Fed’s answer: Interest rates are the prices people pay to borrow money or are paid to lend money. Interest rates, like other prices, are determined by the forces of supply and demand…the Federal Reserve System is able to affect the level of interest rates through its monetary policy.
Better answer: Part of the Fed’s answer is true: interest rates are the prices people pay to borrow and lend money, and they are “determined by the forces of supply and demand. ” But then the Fed contradicts itself, doesn’t it, when it says it’s “able to affect the level of interest rates through its monetary policy”? Why would it want to affect interest rates if people are already setting interest rates through supply and demand? If the Fed lowers interest rates, won’t that mislead people into thinking that money is cheap and then decide to borrow while rates are low? If lots of people borrow while rates are low, what happens if those rates go up? What if lots of people make bad decisions all at the same time? Won’t that create an imbalance in the economy? What happens if lots of people can’t pay back those cheap loans? What does the Fed do then? What do those people who borrowed the money do?
What is inflation?
Fed’s answer: Inflation means that the general level of prices of goods and services is increasing. When inflation is rapid, the prices of goods and services can increase faster than consumers’ income, and that means the amount of goods and services consumers are able to purchase goes down. In other words, the purchasing power of money has declined. With inflation, a dollar buys less and less over time.
Better answer: Inflation as defined by the Fed is the increase in the prices of goods and services. But what made those prices go up in the first place? Some prices might go up due to a shortage, or a poor crop, or a disruption in the manufacturing process. But other prices might go down as companies figure out ways to make things cheaper, or because consumers no longer want to buy a particular item. For example, a desktop computer 10 years ago might have cost $3,000, but today might cost only $500. So prices go up and down, according to supply and demand. But if you see prices of everything go up at the same time, isn’t that different? Doesn’t that mean that something else is responsible? Think about it: if the Fed is in charge of the supply of money, and it decides to increase the supply of money, what does that do to each piece of money already in your pocket? Doesn’t it mean that each piece is worth less and will consequently purchase less when you go to spend it?
The Fed’s answer is backwards. They increase the supply of money (to keep interest rates low, let’s say). That is inflation. When that new money comes into the market place, it means that each piece of money is worth less which is then reflected as higher prices. In other words, higher prices are the result of the inflation that the Fed already created by increasing the supply of money. Think of it this way: prices aren’t going up. The value of each piece of paper money is going down. That’s the result of inflation.

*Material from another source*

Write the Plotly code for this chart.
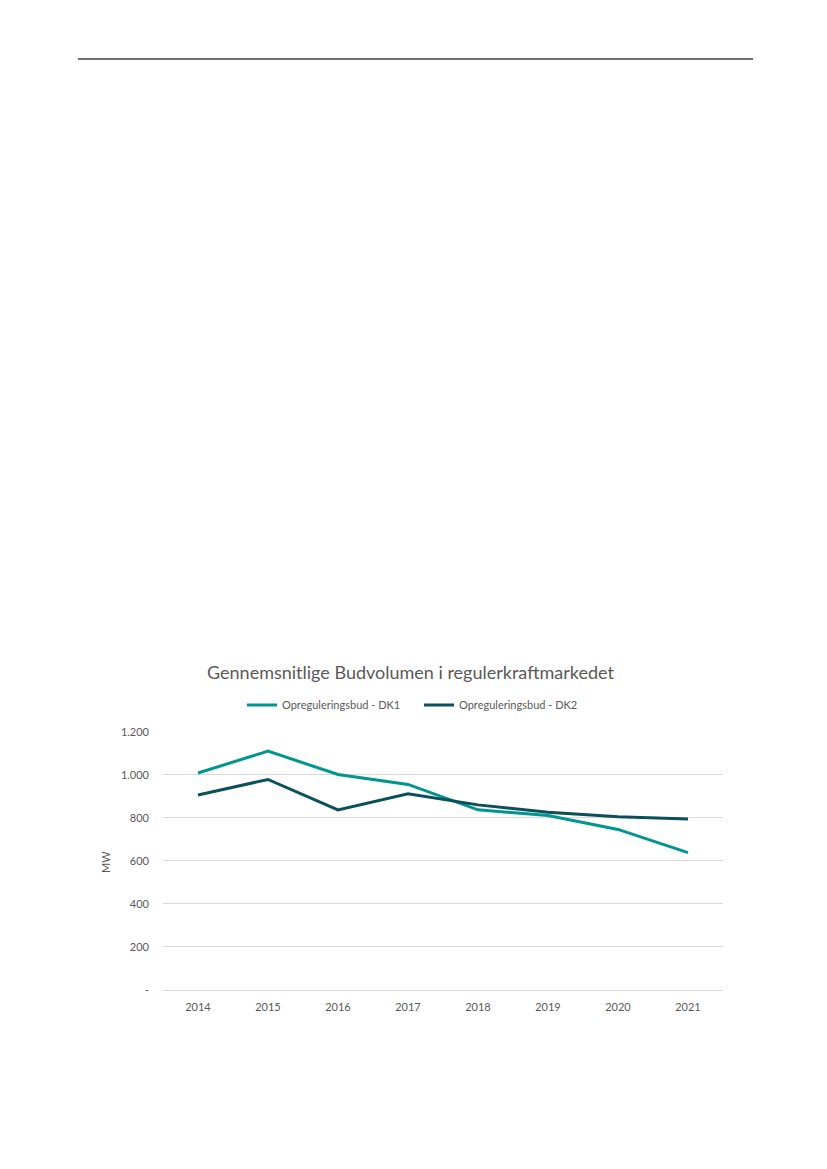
import plotly.graph_objects as go

W, H = 827, 1169
OFF = 8  # page body margin offset

years = ["2014", "2015", "2016", "2017", "2018", "2019", "2020", "2021"]
dk1 = [1008, 1110, 1001, 955, 837, 811, 746, 638]
dk2 = [906, 978, 837, 912, 860, 826, 805, 795]
series_names = ["Opreguleringsbud - DK1", "Opreguleringsbud - DK2"]
y_tickvals = [0, 200, 400, 600, 800, 1000, 1200]
y_ticktext = ["-", "200", "400", "600", "800", "1.000", "1.200"]
title_text = "Gennemsnitlige Budvolumen i regulerkraftmarkedet"
y_title = "MW"

c1 = "#00968F"
c2 = "#0B4F5B"
txt = "#595959"
font = "Lato, 'Open Sans', sans-serif"

def px(x):
    return (x - OFF) / W

def py(y):
    return 1 - (y - OFF) / H

fig = go.Figure()
fig.add_trace(go.Scatter(x=years, y=dk1, mode="lines", name=series_names[0],
                         line=dict(color=c1, width=3)))
fig.add_trace(go.Scatter(x=years, y=dk2, mode="lines", name=series_names[1],
                         line=dict(color=c2, width=3)))

fig.update_layout(
    template="none",
    width=W, height=H,
    margin=dict(l=0, r=0, t=0, b=0, pad=0, autoexpand=False),
    paper_bgcolor="white", plot_bgcolor="white",
    font=dict(family=font, color=txt, size=11),
    showlegend=True,
    legend=dict(orientation="h", x=px(242), xanchor="left", y=py(705), yanchor="middle",
                font=dict(size=11, color=txt), itemwidth=30, entrywidth=132,
                tracegroupgap=0, bgcolor="rgba(0,0,0,0)", borderwidth=0),
    xaxis=dict(domain=[px(163), px(723)], type="category", range=[-0.5, 7.5],
               showgrid=False, showline=False, zeroline=False, ticks="",
               automargin=False, ticklabelstandoff=9,
               tickfont=dict(size=11, color=txt)),
    yaxis=dict(domain=[py(990), py(731.7)], range=[0, 1200], tickvals=y_tickvals,
               ticktext=y_ticktext, showgrid=True, gridcolor="#D9D9D9", gridwidth=1,
               zeroline=True, zerolinecolor="#D9D9D9", zerolinewidth=1,
               showline=False, ticks="", ticklabelstandoff=13, automargin=False,
               tickfont=dict(size=11, color=txt)),
    shapes=[dict(type="line", xref="paper", yref="paper", x0=px(78), x1=px(753),
                 y0=py(59), y1=py(59), line=dict(color="#404040", width=1.5))],
    annotations=[
        dict(text=title_text, xref="paper", yref="paper", x=px(410), y=py(672),
             xanchor="center", yanchor="middle", showarrow=False,
             font=dict(size=18, color=txt, family=font)),
        dict(text=y_title, xref="paper", yref="paper", x=px(105), y=py(862),
             xanchor="center", yanchor="middle", showarrow=False, textangle=-90,
             font=dict(size=11, color=txt, family=font)),
    ],
)

fig.write_html("out.html")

What is the FOMC, and what does it do?
Fed’s answer: FOMC stands for the Federal Open Market Committee. The FOMC consists of twelve members…The purpose of the FOMC is to determine the nation’s monetary policy…The actions taken…affect…the prices of goods and services.
Better answer: There is no better answer! The FOMC decides to adjust interest rates according to their “policy”, and increases the supply of money accordingly, which then “affect[s]…the prices of goods and services. ” In other words, when there is inflation (prices rising in the marketplace) it’s because the Fed wanted it that way.